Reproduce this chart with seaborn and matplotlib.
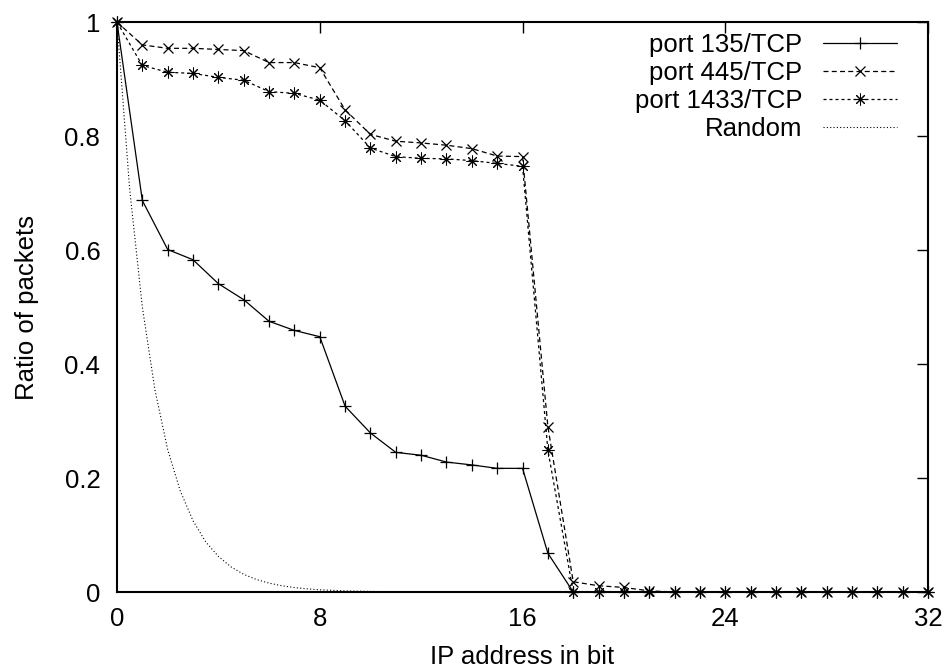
import matplotlib
matplotlib.use("Agg")
import matplotlib.pyplot as plt
import seaborn as sns
import pandas as pd

# Fraction of packets whose destination shares the first N bits with the source
bits = list(range(0, 33))

port135 = [1.0, 0.687, 0.601, 0.583, 0.541, 0.513, 0.475, 0.459, 0.448,
           0.326, 0.279, 0.245, 0.240, 0.228, 0.223, 0.217, 0.217, 0.068,
           0.0, 0.0, 0.0, 0.0, 0.0, 0.0, 0.0, 0.0, 0.0, 0.0, 0.0, 0.0,
           0.0, 0.0, 0.0]

port445 = [1.0, 0.960, 0.954, 0.954, 0.952, 0.950, 0.929, 0.929, 0.920,
           0.846, 0.803, 0.791, 0.788, 0.784, 0.778, 0.765, 0.764, 0.290,
           0.018, 0.011, 0.008, 0.002, 0.0, 0.0, 0.0, 0.0, 0.0, 0.0, 0.0,
           0.0, 0.0, 0.0, 0.0]

port1433 = [1.0, 0.924, 0.912, 0.910, 0.903, 0.898, 0.878, 0.875, 0.863,
            0.827, 0.779, 0.764, 0.761, 0.760, 0.757, 0.752, 0.747, 0.249,
            0.0, 0.0, 0.0, 0.0, 0.0, 0.0, 0.0, 0.0, 0.0, 0.0, 0.0, 0.0,
            0.0, 0.0, 0.0]

random_bits = [0.0, 0.5, 1.0, 1.5, 2.0, 2.5, 3.0, 3.5, 4.0, 4.5, 5.0, 5.5,
               6.0, 6.5, 7.0, 7.5, 8.0, 9.0, 10.0, 12.0, 16.0, 24.0, 32.0]
random_ratio = [1.0, 0.707, 0.5, 0.354, 0.25, 0.177, 0.125, 0.088, 0.0625,
                0.044, 0.031, 0.022, 0.0156, 0.011, 0.0078, 0.0055, 0.0039,
                0.002, 0.001, 0.0, 0.0, 0.0, 0.0]

series_labels = ["port 135/TCP", "port 445/TCP", "port 1433/TCP", "Random"]
x_ticks = [0, 8, 16, 24, 32]
y_ticks = [0, 0.2, 0.4, 0.6, 0.8, 1]
y_tick_labels = ["0", "0.2", "0.4", "0.6", "0.8", "1"]

sns.set_style("white")
plt.rcParams["font.family"] = ["Liberation Sans", "DejaVu Sans"]
plt.rcParams["text.color"] = "black"
plt.rcParams["axes.labelcolor"] = "black"

FS = 18.5

fig = plt.figure(figsize=(9.48, 6.70), dpi=100)
ax = fig.add_axes([0.1234, 0.1164, 0.979 - 0.1234, 0.967 - 0.1164])

df135 = pd.DataFrame({"bit": bits, "ratio": port135})
df445 = pd.DataFrame({"bit": bits, "ratio": port445})
df1433 = pd.DataFrame({"bit": bits, "ratio": port1433})
dfrand = pd.DataFrame({"bit": random_bits, "ratio": random_ratio})

asterisk = (8, 2, 0)
common = dict(ax=ax, color="black", markeredgecolor="black",
              markerfacecolor="none", clip_on=False)

sns.lineplot(data=df135, x="bit", y="ratio", linewidth=0.9, marker="+",
             markersize=8, markeredgewidth=0.9, label=series_labels[0], **common)
sns.lineplot(data=df445, x="bit", y="ratio", linewidth=0.9, marker="x",
             markersize=6.5, markeredgewidth=0.9, dashes=False,
             linestyle=(0, (4, 2.6)), label=series_labels[1], **common)
sns.lineplot(data=df1433, x="bit", y="ratio", linewidth=0.9, marker=asterisk,
             markersize=8.5, markeredgewidth=0.75, dashes=False,
             linestyle=(0, (2.4, 2.4)), label=series_labels[2], **common)
sns.lineplot(data=dfrand, x="bit", y="ratio", linewidth=0.8, dashes=False,
             linestyle=(0, (1, 2)), label=series_labels[3], **common)

ax.set_xlim(0, 32)
ax.set_ylim(0, 1)
ax.set_xticks(x_ticks)
ax.set_xticklabels([str(t) for t in x_ticks])
ax.set_yticks(y_ticks)
ax.set_yticklabels(y_tick_labels)

ax.tick_params(axis="both", which="major", direction="in", length=8, width=1,
               top=True, right=True, labelsize=FS, colors="black")
ax.tick_params(axis="x", pad=11)
ax.tick_params(axis="y", pad=12)
for side in ax.spines.values():
    side.set_linewidth(1.5)
    side.set_color("black")
    side.set_zorder(3)

ax.set_xlabel("IP address in bit", fontsize=FS, labelpad=10, color="black")
ax.set_ylabel("Ratio of packets", fontsize=FS, labelpad=18, color="black")

leg = ax.legend(loc="upper right", bbox_to_anchor=(0.962, 0.981),
                frameon=False, markerfirst=False, fontsize=FS,
                handlelength=2.9, handletextpad=0.8, labelspacing=0.15,
                borderaxespad=0.0, borderpad=0.0)
for txt in leg.get_texts():
    txt.set_color("black")

fig.savefig("out.png", dpi=100, facecolor="white")
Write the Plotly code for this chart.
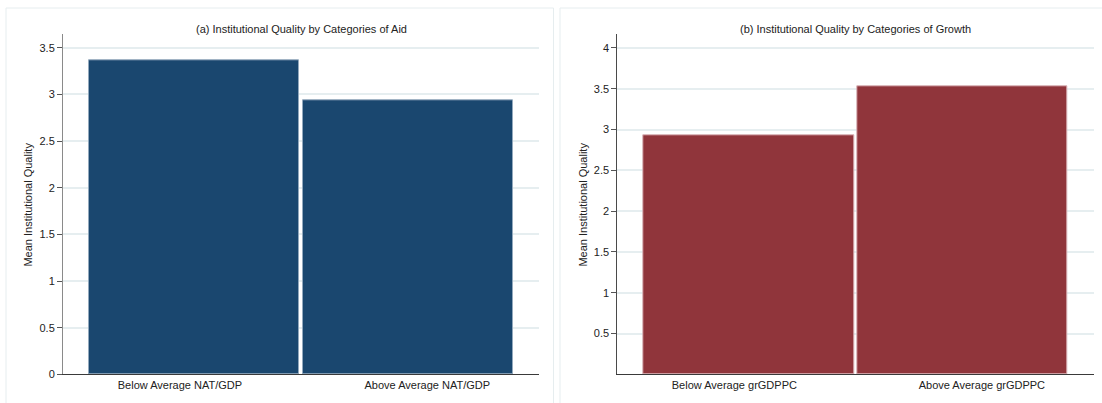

────────────────────────────────────────

= GIVEN TASK =
Quote every entry exactly, with the pictures omitted.

= RESULT OF THE EXERCISE =
Reproduce this chart with seaborn and matplotlib.
import matplotlib
matplotlib.use("Agg")
import matplotlib.pyplot as plt
import seaborn as sns
import pandas as pd

# Fraction of packets whose destination shares the first N bits with the source
bits = list(range(0, 33))

port135 = [1.0, 0.687, 0.601, 0.583, 0.541, 0.513, 0.475, 0.459, 0.448,
           0.326, 0.279, 0.245, 0.240, 0.228, 0.223, 0.217, 0.217, 0.068,
           0.0, 0.0, 0.0, 0.0, 0.0, 0.0, 0.0, 0.0, 0.0, 0.0, 0.0, 0.0,
           0.0, 0.0, 0.0]

port445 = [1.0, 0.960, 0.954, 0.954, 0.952, 0.950, 0.929, 0.929, 0.920,
           0.846, 0.803, 0.791, 0.788, 0.784, 0.778, 0.765, 0.764, 0.290,
           0.018, 0.011, 0.008, 0.002, 0.0, 0.0, 0.0, 0.0, 0.0, 0.0, 0.0,
           0.0, 0.0, 0.0, 0.0]

port1433 = [1.0, 0.924, 0.912, 0.910, 0.903, 0.898, 0.878, 0.875, 0.863,
            0.827, 0.779, 0.764, 0.761, 0.760, 0.757, 0.752, 0.747, 0.249,
            0.0, 0.0, 0.0, 0.0, 0.0, 0.0, 0.0, 0.0, 0.0, 0.0, 0.0, 0.0,
            0.0, 0.0, 0.0]

random_bits = [0.0, 0.5, 1.0, 1.5, 2.0, 2.5, 3.0, 3.5, 4.0, 4.5, 5.0, 5.5,
               6.0, 6.5, 7.0, 7.5, 8.0, 9.0, 10.0, 12.0, 16.0, 24.0, 32.0]
random_ratio = [1.0, 0.707, 0.5, 0.354, 0.25, 0.177, 0.125, 0.088, 0.0625,
                0.044, 0.031, 0.022, 0.0156, 0.011, 0.0078, 0.0055, 0.0039,
                0.002, 0.001, 0.0, 0.0, 0.0, 0.0]

series_labels = ["port 135/TCP", "port 445/TCP", "port 1433/TCP", "Random"]
x_ticks = [0, 8, 16, 24, 32]
y_ticks = [0, 0.2, 0.4, 0.6, 0.8, 1]
y_tick_labels = ["0", "0.2", "0.4", "0.6", "0.8", "1"]

sns.set_style("white")
plt.rcParams["font.family"] = ["Liberation Sans", "DejaVu Sans"]
plt.rcParams["text.color"] = "black"
plt.rcParams["axes.labelcolor"] = "black"

FS = 18.5

fig = plt.figure(figsize=(9.48, 6.70), dpi=100)
ax = fig.add_axes([0.1234, 0.1164, 0.979 - 0.1234, 0.967 - 0.1164])

df135 = pd.DataFrame({"bit": bits, "ratio": port135})
df445 = pd.DataFrame({"bit": bits, "ratio": port445})
df1433 = pd.DataFrame({"bit": bits, "ratio": port1433})
dfrand = pd.DataFrame({"bit": random_bits, "ratio": random_ratio})

asterisk = (8, 2, 0)
common = dict(ax=ax, color="black", markeredgecolor="black",
              markerfacecolor="none", clip_on=False)

sns.lineplot(data=df135, x="bit", y="ratio", linewidth=0.9, marker="+",
             markersize=8, markeredgewidth=0.9, label=series_labels[0], **common)
sns.lineplot(data=df445, x="bit", y="ratio", linewidth=0.9, marker="x",
             markersize=6.5, markeredgewidth=0.9, dashes=False,
             linestyle=(0, (4, 2.6)), label=series_labels[1], **common)
sns.lineplot(data=df1433, x="bit", y="ratio", linewidth=0.9, marker=asterisk,
             markersize=8.5, markeredgewidth=0.75, dashes=False,
             linestyle=(0, (2.4, 2.4)), label=series_labels[2], **common)
sns.lineplot(data=dfrand, x="bit", y="ratio", linewidth=0.8, dashes=False,
             linestyle=(0, (1, 2)), label=series_labels[3], **common)

ax.set_xlim(0, 32)
ax.set_ylim(0, 1)
ax.set_xticks(x_ticks)
ax.set_xticklabels([str(t) for t in x_ticks])
ax.set_yticks(y_ticks)
ax.set_yticklabels(y_tick_labels)

ax.tick_params(axis="both", which="major", direction="in", length=8, width=1,
               top=True, right=True, labelsize=FS, colors="black")
ax.tick_params(axis="x", pad=11)
ax.tick_params(axis="y", pad=12)
for side in ax.spines.values():
    side.set_linewidth(1.5)
    side.set_color("black")
    side.set_zorder(3)

ax.set_xlabel("IP address in bit", fontsize=FS, labelpad=10, color="black")
ax.set_ylabel("Ratio of packets", fontsize=FS, labelpad=18, color="black")

leg = ax.legend(loc="upper right", bbox_to_anchor=(0.962, 0.981),
                frameon=False, markerfirst=False, fontsize=FS,
                handlelength=2.9, handletextpad=0.8, labelspacing=0.15,
                borderaxespad=0.0, borderpad=0.0)
for txt in leg.get_texts():
    txt.set_color("black")

fig.savefig("out.png", dpi=100, facecolor="white")
Write the Plotly code for this chart.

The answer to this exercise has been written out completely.